What I didn’t realize then was that my skin color afforded me privileges and opportunities that were not as easily available to people of color. And, it’s only recently that I’ve come to understand that because of my privileges, I also have responsibilities.

I struggle with my identity. Everyone looks at me and sees a white woman with access to all of the privileges afforded white women in our society. And, of course, they’re right, but that’s not the whole story.

There are more identities I connect to than what I’ve written about so far, but to include all of them here will muddy the focus of this post.

If truth be told, this could certainly be the topic of an entire book, memoir-ish or fiction. And although I’ve talked about this before, I’ve been exploring some of my own learned racism and how it sometimes manifests in my life.

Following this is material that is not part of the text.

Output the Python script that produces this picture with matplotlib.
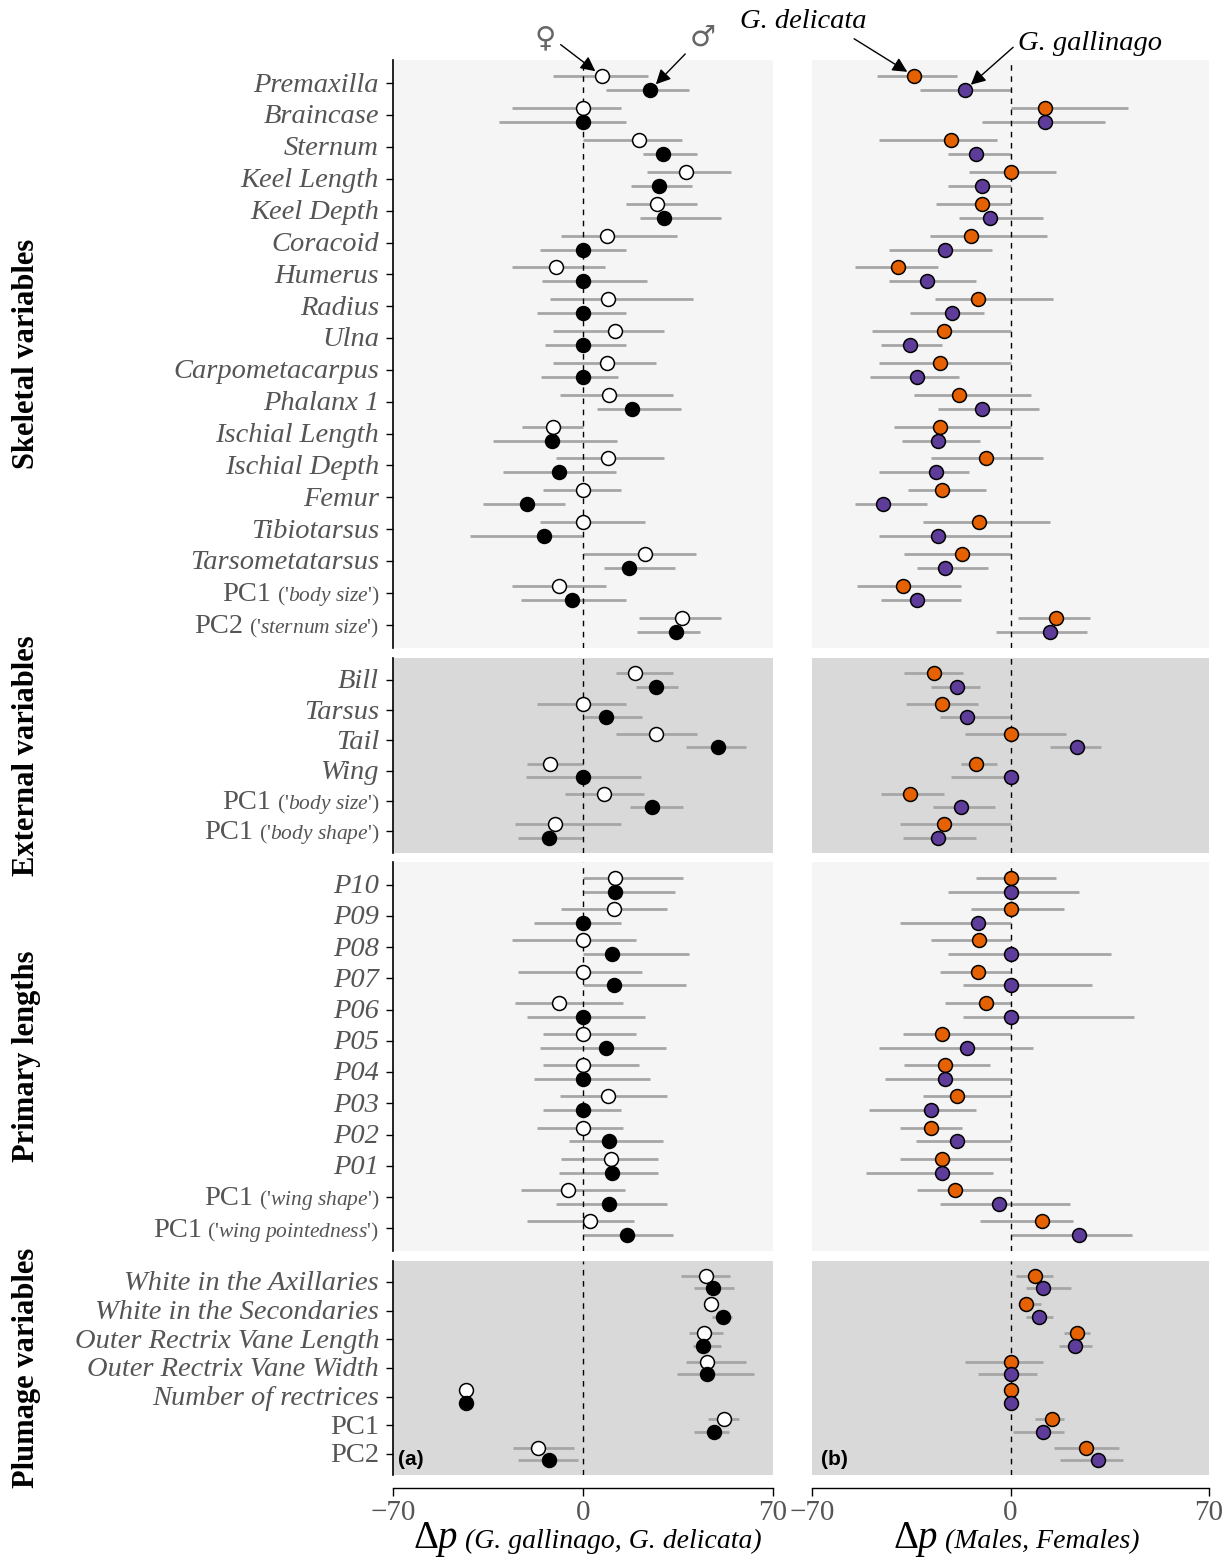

For someone who considers herself progressive, these realizations have been hard to come by.

But before I go any further, let me clarify that this is my feeble attempt to muse about who I am, how others see me and how I then show up in the world.

Being white and Latinx allows me access into two very different worlds, and not always equally. However, I take this privilege seriously: I can blend in with white people and take advantage of this position to be an ally, an upstander, a disrupter. And, as a white Latinx person I recognize the internal racism of my friends and family.

So, I am perfectly positioned to fight back against racism, internalized or otherwise, by pointing it out, questioning it, listening to and learning from people of colour and by speaking up when they can’t.

I am at the beginning of this journey.

I’ve taken, and will continue to take, many missteps along the way because anyone who thinks they are not racist is in denial. We live in a racist society. In order to do better, I acknowledge and interrogate these mistakes.

I owe it to myself, my family and my students to stay steady on this journey towards a better, antiracist world.